### Instructions for the task:
Your task is to repeat all of the material exactly.
====
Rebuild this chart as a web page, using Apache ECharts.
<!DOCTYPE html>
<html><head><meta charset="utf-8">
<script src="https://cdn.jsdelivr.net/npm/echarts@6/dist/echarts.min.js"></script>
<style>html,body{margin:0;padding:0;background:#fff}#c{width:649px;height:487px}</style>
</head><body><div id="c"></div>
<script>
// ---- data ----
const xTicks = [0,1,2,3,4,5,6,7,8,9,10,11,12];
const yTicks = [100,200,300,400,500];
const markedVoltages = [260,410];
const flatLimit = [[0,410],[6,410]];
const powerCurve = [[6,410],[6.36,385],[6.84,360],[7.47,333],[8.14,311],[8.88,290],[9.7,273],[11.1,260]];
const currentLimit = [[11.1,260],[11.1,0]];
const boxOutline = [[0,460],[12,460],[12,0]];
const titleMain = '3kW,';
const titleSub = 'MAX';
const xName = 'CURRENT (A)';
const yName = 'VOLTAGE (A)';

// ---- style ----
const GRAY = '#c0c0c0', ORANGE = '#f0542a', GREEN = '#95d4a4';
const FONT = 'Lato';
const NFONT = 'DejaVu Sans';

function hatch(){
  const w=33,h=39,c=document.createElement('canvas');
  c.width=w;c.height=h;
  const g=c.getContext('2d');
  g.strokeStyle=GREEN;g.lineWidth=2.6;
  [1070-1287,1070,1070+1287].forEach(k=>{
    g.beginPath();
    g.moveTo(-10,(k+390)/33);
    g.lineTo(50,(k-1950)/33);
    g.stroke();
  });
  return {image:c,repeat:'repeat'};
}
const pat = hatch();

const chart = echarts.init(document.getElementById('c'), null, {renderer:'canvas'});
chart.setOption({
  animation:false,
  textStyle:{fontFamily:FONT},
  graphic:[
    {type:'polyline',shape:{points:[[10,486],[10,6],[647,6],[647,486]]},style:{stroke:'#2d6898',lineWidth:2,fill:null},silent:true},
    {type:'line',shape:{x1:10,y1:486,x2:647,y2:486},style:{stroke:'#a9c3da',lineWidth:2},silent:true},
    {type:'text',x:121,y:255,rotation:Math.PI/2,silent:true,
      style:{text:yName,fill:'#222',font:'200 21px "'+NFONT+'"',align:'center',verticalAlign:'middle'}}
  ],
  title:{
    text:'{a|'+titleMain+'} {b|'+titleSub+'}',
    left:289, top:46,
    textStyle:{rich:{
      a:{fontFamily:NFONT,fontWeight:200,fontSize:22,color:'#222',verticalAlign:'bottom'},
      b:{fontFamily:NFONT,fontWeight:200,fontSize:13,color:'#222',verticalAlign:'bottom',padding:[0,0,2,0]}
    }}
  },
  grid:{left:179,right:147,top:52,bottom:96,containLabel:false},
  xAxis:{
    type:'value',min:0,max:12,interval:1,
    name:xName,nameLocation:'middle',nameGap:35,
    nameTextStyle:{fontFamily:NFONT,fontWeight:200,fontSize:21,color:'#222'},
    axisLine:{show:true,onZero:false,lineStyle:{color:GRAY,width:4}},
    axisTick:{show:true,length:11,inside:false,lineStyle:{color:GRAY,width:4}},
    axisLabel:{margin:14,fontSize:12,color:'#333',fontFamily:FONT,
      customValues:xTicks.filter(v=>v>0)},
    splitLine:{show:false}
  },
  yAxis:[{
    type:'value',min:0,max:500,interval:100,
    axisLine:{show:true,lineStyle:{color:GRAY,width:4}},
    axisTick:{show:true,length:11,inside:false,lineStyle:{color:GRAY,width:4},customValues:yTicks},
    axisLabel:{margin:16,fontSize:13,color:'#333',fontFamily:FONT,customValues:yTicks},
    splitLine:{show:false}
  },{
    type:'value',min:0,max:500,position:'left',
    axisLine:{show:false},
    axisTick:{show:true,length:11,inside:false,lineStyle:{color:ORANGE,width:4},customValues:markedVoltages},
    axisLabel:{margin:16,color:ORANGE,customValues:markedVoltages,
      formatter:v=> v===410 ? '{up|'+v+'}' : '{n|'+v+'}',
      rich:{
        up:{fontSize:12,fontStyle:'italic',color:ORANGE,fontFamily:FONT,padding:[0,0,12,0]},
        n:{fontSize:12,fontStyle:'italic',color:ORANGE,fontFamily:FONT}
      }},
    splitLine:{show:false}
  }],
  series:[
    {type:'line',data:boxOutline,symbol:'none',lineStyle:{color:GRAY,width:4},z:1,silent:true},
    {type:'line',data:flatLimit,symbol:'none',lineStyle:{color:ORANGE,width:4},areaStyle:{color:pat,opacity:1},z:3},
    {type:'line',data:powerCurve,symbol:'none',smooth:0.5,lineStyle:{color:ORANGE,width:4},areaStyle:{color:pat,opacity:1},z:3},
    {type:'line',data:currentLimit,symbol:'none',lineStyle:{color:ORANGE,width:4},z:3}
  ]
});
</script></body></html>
====
### Complete answer:
Rebuild this chart as a web page, using Apache ECharts.
<!DOCTYPE html>
<html><head><meta charset="utf-8">
<script src="https://cdn.jsdelivr.net/npm/echarts@6/dist/echarts.min.js"></script>
<style>html,body{margin:0;padding:0;background:#fff}#c{width:649px;height:487px}</style>
</head><body><div id="c"></div>
<script>
// ---- data ----
const xTicks = [0,1,2,3,4,5,6,7,8,9,10,11,12];
const yTicks = [100,200,300,400,500];
const markedVoltages = [260,410];
const flatLimit = [[0,410],[6,410]];
const powerCurve = [[6,410],[6.36,385],[6.84,360],[7.47,333],[8.14,311],[8.88,290],[9.7,273],[11.1,260]];
const currentLimit = [[11.1,260],[11.1,0]];
const boxOutline = [[0,460],[12,460],[12,0]];
const titleMain = '3kW,';
const titleSub = 'MAX';
const xName = 'CURRENT (A)';
const yName = 'VOLTAGE (A)';

// ---- style ----
const GRAY = '#c0c0c0', ORANGE = '#f0542a', GREEN = '#95d4a4';
const FONT = 'Lato';
const NFONT = 'DejaVu Sans';

function hatch(){
  const w=33,h=39,c=document.createElement('canvas');
  c.width=w;c.height=h;
  const g=c.getContext('2d');
  g.strokeStyle=GREEN;g.lineWidth=2.6;
  [1070-1287,1070,1070+1287].forEach(k=>{
    g.beginPath();
    g.moveTo(-10,(k+390)/33);
    g.lineTo(50,(k-1950)/33);
    g.stroke();
  });
  return {image:c,repeat:'repeat'};
}
const pat = hatch();

const chart = echarts.init(document.getElementById('c'), null, {renderer:'canvas'});
chart.setOption({
  animation:false,
  textStyle:{fontFamily:FONT},
  graphic:[
    {type:'polyline',shape:{points:[[10,486],[10,6],[647,6],[647,486]]},style:{stroke:'#2d6898',lineWidth:2,fill:null},silent:true},
    {type:'line',shape:{x1:10,y1:486,x2:647,y2:486},style:{stroke:'#a9c3da',lineWidth:2},silent:true},
    {type:'text',x:121,y:255,rotation:Math.PI/2,silent:true,
      style:{text:yName,fill:'#222',font:'200 21px "'+NFONT+'"',align:'center',verticalAlign:'middle'}}
  ],
  title:{
    text:'{a|'+titleMain+'} {b|'+titleSub+'}',
    left:289, top:46,
    textStyle:{rich:{
      a:{fontFamily:NFONT,fontWeight:200,fontSize:22,color:'#222',verticalAlign:'bottom'},
      b:{fontFamily:NFONT,fontWeight:200,fontSize:13,color:'#222',verticalAlign:'bottom',padding:[0,0,2,0]}
    }}
  },
  grid:{left:179,right:147,top:52,bottom:96,containLabel:false},
  xAxis:{
    type:'value',min:0,max:12,interval:1,
    name:xName,nameLocation:'middle',nameGap:35,
    nameTextStyle:{fontFamily:NFONT,fontWeight:200,fontSize:21,color:'#222'},
    axisLine:{show:true,onZero:false,lineStyle:{color:GRAY,width:4}},
    axisTick:{show:true,length:11,inside:false,lineStyle:{color:GRAY,width:4}},
    axisLabel:{margin:14,fontSize:12,color:'#333',fontFamily:FONT,
      customValues:xTicks.filter(v=>v>0)},
    splitLine:{show:false}
  },
  yAxis:[{
    type:'value',min:0,max:500,interval:100,
    axisLine:{show:true,lineStyle:{color:GRAY,width:4}},
    axisTick:{show:true,length:11,inside:false,lineStyle:{color:GRAY,width:4},customValues:yTicks},
    axisLabel:{margin:16,fontSize:13,color:'#333',fontFamily:FONT,customValues:yTicks},
    splitLine:{show:false}
  },{
    type:'value',min:0,max:500,position:'left',
    axisLine:{show:false},
    axisTick:{show:true,length:11,inside:false,lineStyle:{color:ORANGE,width:4},customValues:markedVoltages},
    axisLabel:{margin:16,color:ORANGE,customValues:markedVoltages,
      formatter:v=> v===410 ? '{up|'+v+'}' : '{n|'+v+'}',
      rich:{
        up:{fontSize:12,fontStyle:'italic',color:ORANGE,fontFamily:FONT,padding:[0,0,12,0]},
        n:{fontSize:12,fontStyle:'italic',color:ORANGE,fontFamily:FONT}
      }},
    splitLine:{show:false}
  }],
  series:[
    {type:'line',data:boxOutline,symbol:'none',lineStyle:{color:GRAY,width:4},z:1,silent:true},
    {type:'line',data:flatLimit,symbol:'none',lineStyle:{color:ORANGE,width:4},areaStyle:{color:pat,opacity:1},z:3},
    {type:'line',data:powerCurve,symbol:'none',smooth:0.5,lineStyle:{color:ORANGE,width:4},areaStyle:{color:pat,opacity:1},z:3},
    {type:'line',data:currentLimit,symbol:'none',lineStyle:{color:ORANGE,width:4},z:3}
  ]
});
</script></body></html>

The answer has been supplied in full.